What red flags should I watch for with Atlanta chimney sweeps?

The most reliable warning signs, based on documented national fraud patterns tracked by the NCSG, are: an unusually low advertised price (below $79 for a full inspection or sweep); door-to-door or unsolicited phone solicitations offering same-day service; no verifiable physical Atlanta-area address; no named owner or technician; no CSIA credential that can be confirmed at search.csia.org; and high-pressure claims of immediate fire hazard requiring same-day repair authorization.

For Atlanta specifically, additional red flags include keyword-match domain names with recent registration dates, lack of multi-year review history on Google or Yelp, and toll-free-only phone numbers with no Atlanta or Georgia area code. Legitimate chimney businesses serving the Atlanta metro typically operate with local phone numbers (404, 470, 678, 770), physical service addresses, and a verifiable review history spanning at least two or three seasons. The certified providers in this directory were evaluated against all of these signals during our April 2026 verification pass.

How often should I clean my chimney in Georgia’s climate?

The National Fire Protection Association’s NFPA 211 standard recommends inspecting every chimney, fireplace, and vent at least once per year — including those that see only light use. Cleaning should occur whenever measurable creosote or combustible deposits are detected during inspection. For wood-burning fireplaces used regularly through Atlanta’s November-to-February heating season, annual cleaning before or after the season is the practical standard among CSIA-certified sweeps.
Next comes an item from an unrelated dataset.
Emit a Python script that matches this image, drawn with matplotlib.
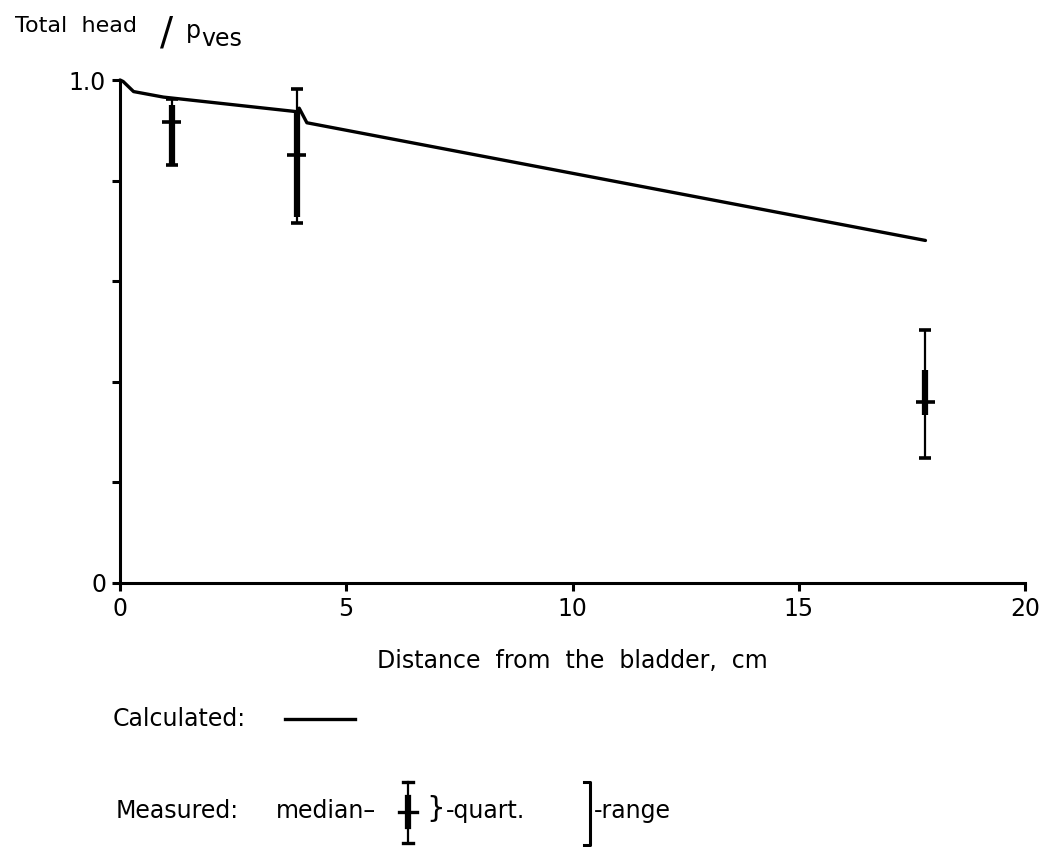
import matplotlib
matplotlib.use("Agg")
import matplotlib.pyplot as plt
import numpy as np

# calculated total head along the urethra
calc_x = [0.0, 0.07, 0.3, 0.96, 3.91, 3.96, 4.13, 17.8]
calc_y = [1.0, 0.997, 0.977, 0.966, 0.937, 0.944, 0.915, 0.681]

# measured points: median, quartiles, range
meas_x = [1.14, 3.91, 17.8]
med = [0.917, 0.851, 0.360]
q_lo = [0.831, 0.728, 0.334]
q_hi = [0.950, 0.940, 0.423]
r_lo = [0.831, 0.715, 0.249]
r_hi = [0.962, 0.982, 0.502]

xticks = [0, 5, 10, 15, 20]
yticks = [0, 0.2, 0.4, 0.6, 0.8, 1.0]
ytick_lbl = ["0", "", "", "", "", "1.0"]

W, H = 1042, 847
FS = 17
fig = plt.figure(figsize=(W / 100, H / 100), dpi=100)
ax = fig.add_axes([120 / W, 1 - 583 / H, 905 / W, 503 / H])

ax.plot(calc_x, calc_y, color="black", lw=2.4, clip_on=False, solid_capstyle="round")

# range: thin line with caps
ax.errorbar(meas_x, med, yerr=[np.subtract(med, r_lo), np.subtract(r_hi, med)],
            fmt="none", ecolor="black", elinewidth=1.6, capsize=4.5, capthick=2.6)
# quartiles: thick bar
ax.vlines(meas_x, q_lo, q_hi, color="black", lw=4.5)
# median tick
ax.errorbar(meas_x, med, xerr=0.21, fmt="none", ecolor="black", elinewidth=2.6)

ax.set_xlim(0, 20)
ax.set_ylim(0, 1.0)
ax.set_xticks(xticks)
ax.set_yticks(yticks)
ax.set_yticklabels(ytick_lbl)
for s in ("top", "right"):
    ax.spines[s].set_visible(False)
for s in ("left", "bottom"):
    ax.spines[s].set_linewidth(2.2)
ax.tick_params(direction="out", length=6, width=2.2, labelsize=FS, pad=4)
ax.set_xlabel("Distance  from  the  bladder,  cm", fontsize=FS, labelpad=20)

# y label at top left
fig.text(15 / W, 1 - 32 / H, "Total  head", fontsize=FS - 1, ha="left", va="baseline")
fig.text(160 / W, 1 - 44 / H, "/", fontsize=28, ha="left", va="baseline")
fig.text(186 / W, 1 - 38 / H, "p", fontsize=FS, ha="left", va="baseline")
fig.text(201 / W, 1 - 46 / H, "ves", fontsize=FS, ha="left", va="baseline")

# key below the plot, drawn in pixel coordinates
lg = fig.add_axes([0, 0, 1, 1])
lg.set_xlim(0, W)
lg.set_ylim(H, 0)
lg.axis("off")

cy = 719
lg.text(113, cy, "Calculated:", fontsize=FS, ha="left", va="center")
lg.plot([285, 355], [cy, cy], color="black", lw=2.4)

my = 811
lg.text(116, my, "Measured:", fontsize=FS, ha="left", va="center")
lg.text(276, my, "median\u2013", fontsize=FS, ha="left", va="center")
gx = 408
lg.plot([gx, gx], [782, 843], color="black", lw=1.6)
lg.plot([gx - 5, gx + 5], [782, 782], color="black", lw=2.4)
lg.plot([gx - 5, gx + 5], [843, 843], color="black", lw=2.4)
lg.plot([gx, gx], [798, 826], color="black", lw=4.5)
lg.plot([gx - 9, gx + 9], [812, 812], color="black", lw=2.4)
lg.text(426, my - 2, "}", fontsize=FS + 4, ha="left", va="center")
lg.text(446, my, "-quart.", fontsize=FS, ha="left", va="center")
bx = 590
lg.plot([bx - 6, bx, bx, bx - 6], [782, 782, 845, 845], color="black", lw=2.2)
lg.text(594, my, "-range", fontsize=FS, ha="left", va="center")

fig.savefig("out.png", dpi=100)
Atlanta’s climate adds two specific maintenance considerations beyond the NFPA baseline. First, the region’s humidity — December morning humidity averages approximately 75% — promotes moisture penetration into masonry, making annual inspection of the chimney crown, cap, and mortar joints important even in years of light fireplace use. Second, Atlanta’s mild winters include enough freeze-thaw cycles to widen masonry cracks over time. A CSIA-certified sweep performing a Level 1 inspection can catch these deterioration patterns before they become structural problems. Homeowners in older brick houses in Decatur, Inman Park, or Marietta should be especially attentive, as historic lime mortars in those structures are more vulnerable to freeze-thaw stress than modern Portland cement.